Cosenza-Non è bastato il freddo algido di fine novembre a raggelare il folto pubblico del Piccolo Teatro Unical, appagato dalla piéce teatrale “Giangurgolo”, diretta e adattata da un eclettico e come non mai brechtiano Max Mazzotta.
L’opera dà un meritato e rinnovato lustro alla maschera calabrese, snobbata il più delle volte dalla tradizione teatrale in favore dei suoi più noti cugini settentrionali consacrati dalla commedia dell’arte ma lo fa enucleando un meraviglioso melting pot di tradizioni teatrali differenti fra loro con spiccati elementi di modernità che la rendono seguibile e vispa, facilitando di gran lunga la comprensione ed il riconoscimento degli eventi, oltre a conferirle una comicità mai ritrita.
La vicenda di base, come lascia intuire il sottotitolo, è quella dell’Amleto ed è proprio il dubbio del principe di Danimarca ,il suo titubare, ad essere messo alla gogna, parodizzato all’estremo attraverso canti, fraintendimenti propri della commedia goldoniana, mimiche e dinamiche grottesche ed a tratti deliranti che esplodono sulla scena grazie a quello che è un canovaccio scritto dal regista ma digerito, metabolizzato, partorito dagli attori stessi, demiurghi estremamente autonomi dell’intreccio e della caratterizzazione dei personaggi, come ci ricorda la protagonista Francesca Gariano.

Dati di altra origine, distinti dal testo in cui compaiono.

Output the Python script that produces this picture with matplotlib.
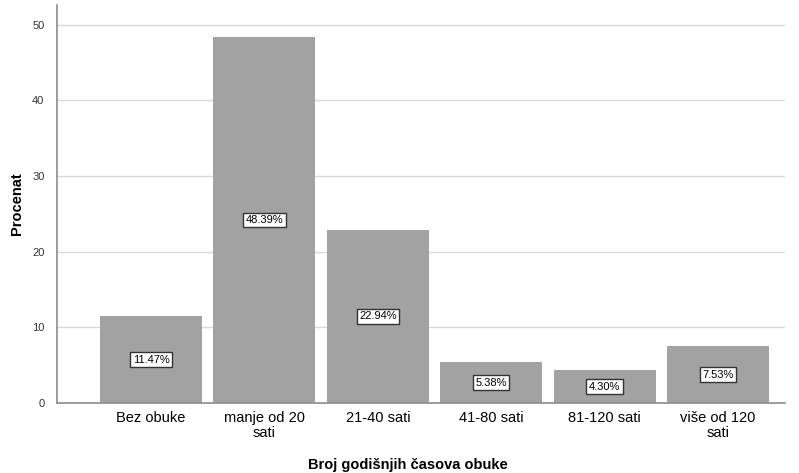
import matplotlib.pyplot as plt
import numpy as np

# Udio ispitanika po broju godišnjih časova obuke
kategorije = ['Bez obuke', 'manje od 20\nsati', '21-40 sati', '41-80 sati',
              '81-120 sati', 'više od 120\nsati']
procenti = [11.47, 48.39, 22.94, 5.38, 4.30, 7.53]

plt.rcParams['font.family'] = ['Liberation Sans', 'DejaVu Sans']

fig = plt.figure(figsize=(7.99, 4.73), dpi=100)
ax = fig.add_axes([0.0713, 0.148, 0.911, 0.841])

x = np.arange(len(kategorije))
ax.bar(x, procenti, width=0.9, color='#a2a2a2', zorder=2)

# oznake vrijednosti na sredini stubova
for xi, p in zip(x, procenti):
    ax.text(xi, p / 2, f'{p:.2f}%', ha='center', va='center', fontsize=8,
            color='black', zorder=3,
            bbox=dict(boxstyle='square,pad=0.22', facecolor='white',
                      edgecolor='#333333', linewidth=1.0))

ax.set_xlim(-0.83, 5.59)
ax.set_ylim(0, 52.6)
ax.set_yticks([0, 10, 20, 30, 40, 50])
ax.set_xticks(x)
ax.set_xticklabels(kategorije, fontsize=10.5, linespacing=1.05)
ax.tick_params(axis='y', labelsize=8, length=0, pad=9, colors='#333333')
ax.tick_params(axis='x', length=0, pad=6)

ax.grid(axis='y', color='#d9d9d9', linewidth=1, zorder=0)
ax.set_axisbelow(True)
for s in ['top', 'right']:
    ax.spines[s].set_visible(False)
for s in ['left', 'bottom']:
    ax.spines[s].set_color('#8c8c8c')
    ax.spines[s].set_linewidth(1.2)

ax.set_ylabel('Procenat', fontsize=10.5, fontweight='bold', labelpad=6)
fig.text(0.51, 0.003, 'Broj godišnjih časova obuke', ha='center', va='bottom',
         fontsize=10.5, fontweight='bold')

fig.savefig('out.png', dpi=100)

“L’opera diverte perchè siamo stati in primis noi a divertirci mettendola in scena” afferma l’attrice catanzarese di adozione cosentina, e quale miglior tratto distintivo di un così forte omaggio alla nostra tradizione e perchè no, alla nostra terra, del divertimento?
L’apparato scenico è il vero capolavoro della rappresentazione,nella sua essenzialità infatti, lascia percepire il magistrale lavoro di regia;la scena è in continua espansione e restringimento fino a culminare nell’epilogo che avviluppa lo spettatore con la sua metateatralità.
I cromatismi, i giochi di luci, i suoni minimalisti fanno da spina dorsale e commento a tutto il distendersi della commedia dettandole un ritmo serrato e d’impatto e intervenendo in una diegesi che è in continua pertinentizzazione.
Insomma, uno spettacolo che rappresenta un meraviglioso spaccato di ciò che ci piace del nostro paese, dei suoi dialetti, della sua goliardia, della sua tradizione, un’opera per tutti.